Un enjambre de rescatistas, miembros de la Cruz Roja y paramédicos, sintiendo sobre sí la responsabilidad mayúscula del momento, sobreponiéndose a los temores propios y desafiando múltiples peligros, acudieron a salvar desde el primer momento.
A las labores de rescate en el hotel Saratoga se le dedicarán todas las horas que sean necesarias, revelan a los medios de prensa las autoridades cuya presencia ha sido constante en el sitio.
Todavía cuando no se disipaban del todo las nubes de humo emanadas del hotel a causa de la explosión, ni la confusión y el desconcierto, cientos de cubanos extendieron su brazo y literalmente ofrecieron su sangre para contribuir a salvar la vida de sus compatriotas.

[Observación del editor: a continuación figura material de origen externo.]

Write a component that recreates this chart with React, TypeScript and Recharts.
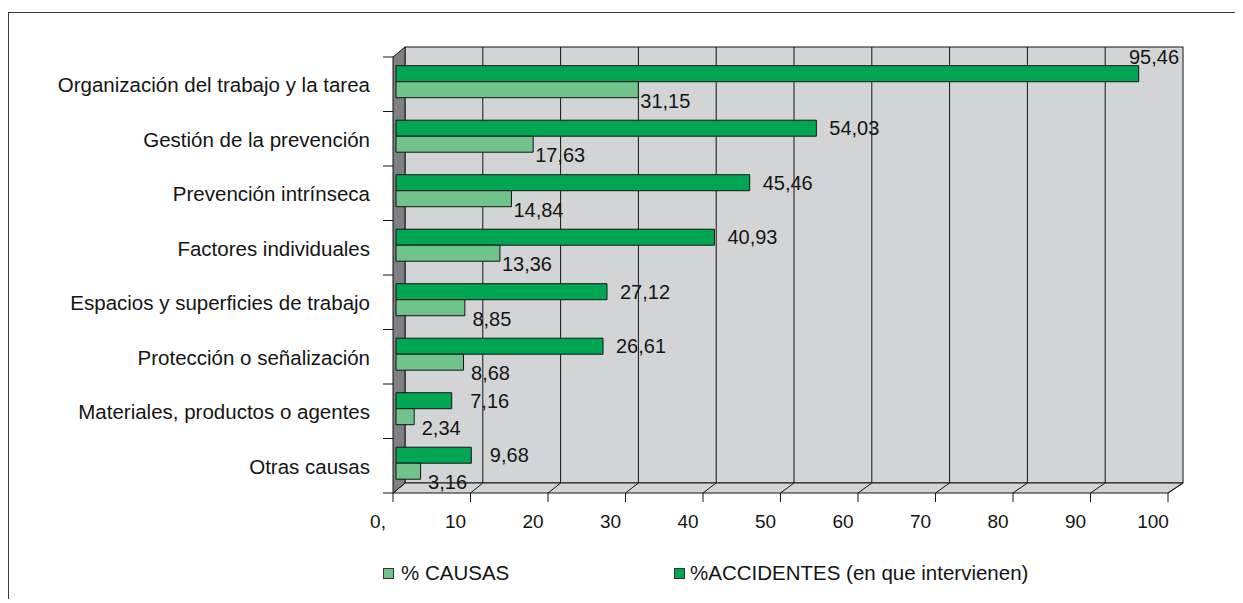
import { BarChart, Bar, XAxis, YAxis, ReferenceArea, LabelList } from "recharts";

const categories = [
  "Organización del trabajo y la tarea",
  "Gestión de la prevención",
  "Prevención intrínseca",
  "Factores individuales",
  "Espacios y superficies de trabajo",
  "Protección o señalización",
  "Materiales, productos o agentes",
  "Otras causas",
];
const accidentes = [95.46, 54.03, 45.46, 40.93, 27.12, 26.61, 7.16, 9.68];
const causas = [31.15, 17.63, 14.84, 13.36, 8.85, 8.68, 2.34, 3.16];
const xTicks = [0, 10, 20, 30, 40, 50, 60, 70, 80, 90, 100];
const xTickLabels = ["0,", "10", "20", "30", "40", "50", "60", "70", "80", "90", "100"];
const seriesNames = ["% CAUSAS", "%ACCIDENTES (en que intervienen)"];

const data = categories.map((name, i) => ({
  name,
  accidentes: accidentes[i],
  causas: causas[i],
}));

const FONT = "'Liberation Sans', Arial, Helvetica, sans-serif";
const DARK = "#00a651";
const LIGHT = "#70c38b";
const WALL = "#d3d4d6";
const SIDE = "#7f7f85";
const INK = "#141414";

const fmt = (v: number) => v.toFixed(2).replace(".", ",");

// 3D box: back wall, floor, left wall, gridlines, category ticks
function Box3D(props: any) {
  const { x, y, width: w, height: h } = props;
  const sx = (v: number) => x + (w * v) / 100;
  const front = (v: number) => sx(v) - 3 - 0.03 * v;
  const back = (v: number) => sx(v) + 9;
  const fTop = y + 3;
  const fBot = y + h + 3;
  const bTop = y - 7;
  const bBot = y + h - 7;
  const band = h / categories.length;
  return (
    <g>
      <rect x={back(0)} y={bTop} width={back(100) - back(0)} height={h} fill={WALL} stroke={INK} />
      {xTicks.slice(1, -1).map((v) => (
        <line key={"g" + v} x1={back(v)} x2={back(v)} y1={bTop} y2={bBot} stroke={INK} />
      ))}
      <polygon
        points={`${front(0)},${fBot} ${front(100)},${fBot} ${back(100)},${bBot} ${back(0)},${bBot}`}
        fill={WALL}
        stroke={INK}
      />
      {xTicks.map((v) => (
        <line key={"f" + v} x1={front(v)} y1={fBot} x2={back(v)} y2={bBot} stroke={INK} />
      ))}
      <polygon
        points={`${front(0)},${fTop} ${back(0)},${bTop} ${back(0)},${bBot} ${front(0)},${fBot}`}
        fill={SIDE}
        stroke={INK}
      />
      {[...categories, ""].map((_, i) => (
        <line
          key={"t" + i}
          x1={front(0) - 10}
          x2={front(0)}
          y1={fTop + i * band}
          y2={fTop + i * band}
          stroke={INK}
        />
      ))}
    </g>
  );
}

function XTick(p: any) {
  const v = p.payload.value;
  const fx = p.x - 3 - 0.03 * v;
  return (
    <g>
      <line x1={fx} x2={fx} y1={p.y + 3} y2={p.y + 12} stroke={INK} />
      <text
        x={fx - 15}
        y={p.y + 31}
        textAnchor="middle"
        dominantBaseline="central"
        fontFamily={FONT}
        fontSize={19}
        fill={INK}
      >
        {xTickLabels[xTicks.indexOf(v)]}
      </text>
    </g>
  );
}

function YTick(p: any) {
  return (
    <text
      x={p.x - 26}
      y={p.y + 3.5}
      textAnchor="end"
      dominantBaseline="central"
      fontFamily={FONT}
      fontSize={20.5}
      fill={INK}
    >
      {p.payload.value}
    </text>
  );
}

function DarkLabel(p: any) {
  const { x, y, width, height, value } = p;
  const full = (width / value) * 100;
  let cx = x + width + 38;
  let cy = y + height / 2;
  if (cx + 26 > x + full + 8) {
    cx = x + full - 20;
    cy -= 17;
  }
  return (
    <text x={cx} y={cy} textAnchor="middle" dominantBaseline="central" fontFamily={FONT} fontSize={20} fill={INK}>
      {fmt(value)}
    </text>
  );
}

function LightLabel(p: any) {
  const { x, y, width, height, value } = p;
  return (
    <text
      x={x + width + 27}
      y={y + height / 2 + 11}
      textAnchor="middle"
      dominantBaseline="central"
      fontFamily={FONT}
      fontSize={20}
      fill={INK}
    >
      {fmt(value)}
    </text>
  );
}

export default function App() {
  return (
    <div style={{ paddingTop: 4 }}>
      <div
        style={{
          position: "relative",
          width: 1234,
          height: 586,
          borderTop: "1px solid #3a3a3a",
          borderLeft: "1px solid #3a3a3a",
        }}
      >
        <BarChart
          width={1234}
          height={586}
          data={data}
          layout="vertical"
          margin={{ top: 41, right: 69, bottom: 49, left: 0 }}
          barCategoryGap="21.5%"
          barGap={0}
        >
          <XAxis
            type="number"
            domain={[0, 100]}
            ticks={xTicks}
            interval={0}
            tickSize={0}
            tickMargin={0}
            axisLine={false}
            tickLine={false}
            tick={<XTick />}
            height={60}
          />
          <YAxis
            type="category"
            dataKey="name"
            width={387}
            interval={0}
            tickSize={0}
            tickMargin={0}
            axisLine={false}
            tickLine={false}
            tick={<YTick />}
          />
          <ReferenceArea x1={0} x2={100} ifOverflow="visible" shape={<Box3D />} zIndex={-200} />
          <Bar dataKey="accidentes" fill={DARK} stroke={INK} strokeWidth={1} isAnimationActive={false}>
            <LabelList dataKey="accidentes" content={<DarkLabel />} />
          </Bar>
          <Bar dataKey="causas" fill={LIGHT} stroke={INK} strokeWidth={1} isAnimationActive={false}>
            <LabelList dataKey="causas" content={<LightLabel />} />
          </Bar>
        </BarChart>
        {[LIGHT, DARK].map((c, i) => (
          <div
            key={seriesNames[i]}
            style={{
              position: "absolute",
              left: i === 0 ? 374 : 665,
              top: 549,
              height: 22,
              display: "flex",
              alignItems: "center",
              fontFamily: FONT,
              fontSize: 20.5,
              color: INK,
              whiteSpace: "nowrap",
            }}
          >
            <span
              style={{
                display: "inline-block",
                width: 9,
                height: 9,
                background: c,
                border: "1px solid #333",
                marginRight: i === 0 ? 7 : 5,
              }}
            />
            {seriesNames[i]}
          </div>
        ))}
      </div>
    </div>
  );
}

Otros, inquietos y deseosos de ayudar, quisieron compartir con las víctimas algunos de sus bienes materiales, y fue la manera que hallaron de estrechar la mano y abrazar a los más afectados.
La Habana rebosaba dolor, y la intensidad de la herida fue acicate para una solidaridad vista muchas veces antes, pero que logra renovarse y crecerse ante golpes de cualquier índole.
Suele decirse popularmente que ante las situaciones difíciles sale a relucir lo peor de las personas, sin embargo, quien de veras lo cree, es porque no ha sido testigo de la determinación de un pueblo capaz de plantar cara a ciclones, pandemias y accidentes.
Por lo tristísimo del suceso, tomará un largo tiempo borrar de la memoria las imágenes desgarradoras del hotel Saratoga, cuando un accidental zarpazo arrancó vidas y lastimó otras en La Habana.
No obstante, será necesario un lapso aún más largo para borrar la vorágine solidaria de una nación afectuosa que ante el desconsuelo cierra filas y extiende la mano.
No hay otro nombre para ese gesto: se llama amor.